The Constitutional Question at the Heart of Trump’s Impeachment

4 minute read

Democrats and the White House traded opening shots in President Donald Trump’s impeachment trial over the holiday weekend, with each side accusing the other of attempting to subvert the 2020 election.

But beneath the heated partisan language is a fundamental constitutional question.

House Democrats say Trump used America’s economic and military might to try to stay in power, withholding defense and diplomatic aid to Ukraine to get the country to announce investigations into his political rival Joe Biden.

Even if he did, Trump’s lawyers contend, there is no law saying that is illegal.

So a key question for the Senate as it begins its formal trial in earnest on Tuesday is: Can a president be removed from office even if he hasn’t committed a crime? The fate of Trump’s presidency and the carefully calibrated balance of power between the White House and Congress hang on the answer.

Trump’s team is building much of his defense around the bold legal argument that to warrant impeachment and removal a president must have violated the letter of the law. They argue that his actions in what Democrats charge was obstruction of Congress, the second impeachment article, similarly fall under his constitutional authority.

“House Democrats’ newly invented ‘abuse of power’ theory collapses at the threshold because it fails to allege any violation of law whatsoever,” Trump’s lawyers wrote in a brief filed Jan. 20. “House Democrats’ concocted theory that the President can be impeached for taking permissible actions if he does them for what they believe to be the wrong reasons would also expand the impeachment power beyond constitutional bounds. It would allow a hostile House to attack almost any presidential action by challenging a President’s subjective motives.”

In other words, Trump’s lawyers argue, his pressure on Ukraine fell within the presidency’s foreign policy-making powers, whether he was doing it to root out corruption, as Trump has claimed, or for political advantage, as Democrats allege. “Abuse of power, even if proved, is not an impeachable offense,” Trump’s lawyer Alan Dershowitz, who will be presenting constitutional arguments at the trial, said Friday on MSNBC.

House Democrats flatly reject this reading of the Constitution. “Abuse of power was a principal concern of the Framers,” according to a Democratic staffer working on impeachment, noting that impeachment articles voted out of the House Judiciary Committee in 1974 against President Richard Nixon charged him with abuse of power. “Abuse of power was no vague or weak notion to the Framers. It had a very specific meaning: the use of official power to obtain an improper personal benefit, while ignoring or injuring the national interest… The President does not need to commit a crime for there to be an impeachable offense.”

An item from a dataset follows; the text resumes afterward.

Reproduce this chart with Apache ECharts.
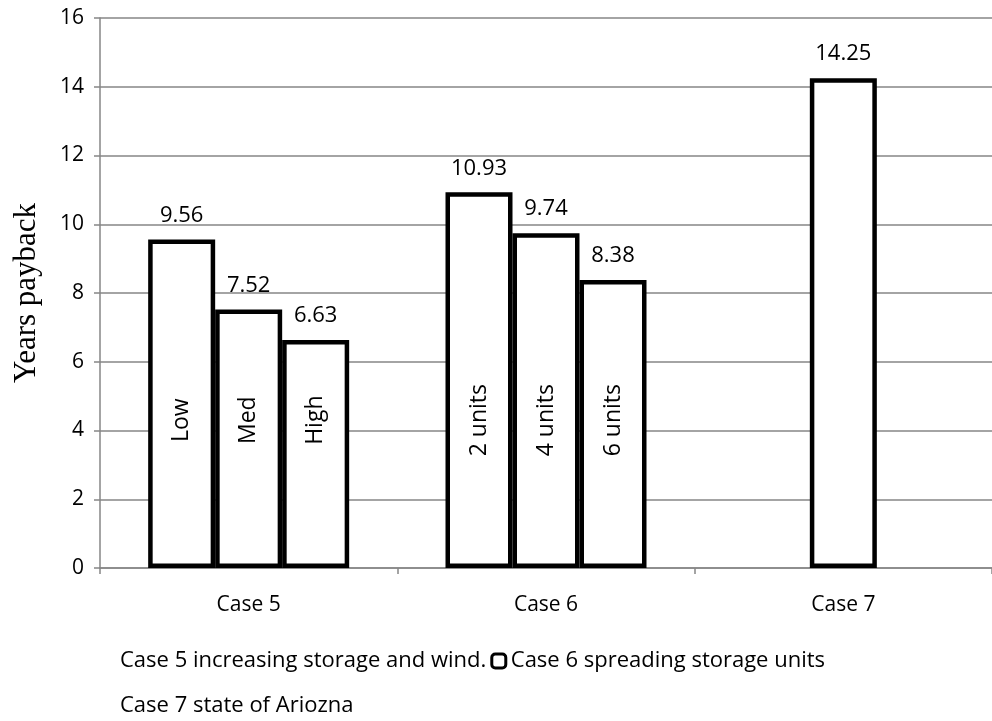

The debate among constitutional experts over what constitutes an impeachable offense is robust. But the idea that impeachable conduct need not be an actual crime is well established. In the Federalist Papers, Alexander Hamilton wrote about impeachment in Federalist No. 65: “The subjects of its jurisdiction are those offenses which proceed from the misconduct of public men, or, in other words, from the abuse or violation of some public trust. They are of a nature which may with peculiar propriety be denominated POLITICAL, as they relate chiefly to injuries done immediately to the society itself.”

In the modern era, Congress has continued to interpret the Constitution in this way. A Congressional Research Service report on impeachment and removal prepared in October 2015 says, “Impeachable conduct does not appear to be limited to criminal behavior. Congress has identified three general types of conduct that constitute grounds for impeachment, although these categories should not be understood as exhaustive: (1) improperly exceeding or abusing the powers of the office; (2) behavior incompatible with the function and purpose of the office; and (3) misusing the office for an improper purpose or for personal gain.”

Even Dershowitz once sounded a different tune on CNN in 1998 during President Bill Clinton’s impeachment, arguing at that time that, “Endangering the country through a course of action which was not criminal” could be an impeachable offense if it represents “a total abuse and misuse of office in a way that endangers the liberty of all Americans.” On Monday, Dershowitz tweeted that there is “no inconsistency” between his two statements.

But fortunately for Trump, no Congress in our country’s history ever thought to explicitly outlaw using the power of the presidency to help win re-election. Starting Tuesday, Senators will have to decide whether, in the end, that’s all that matters.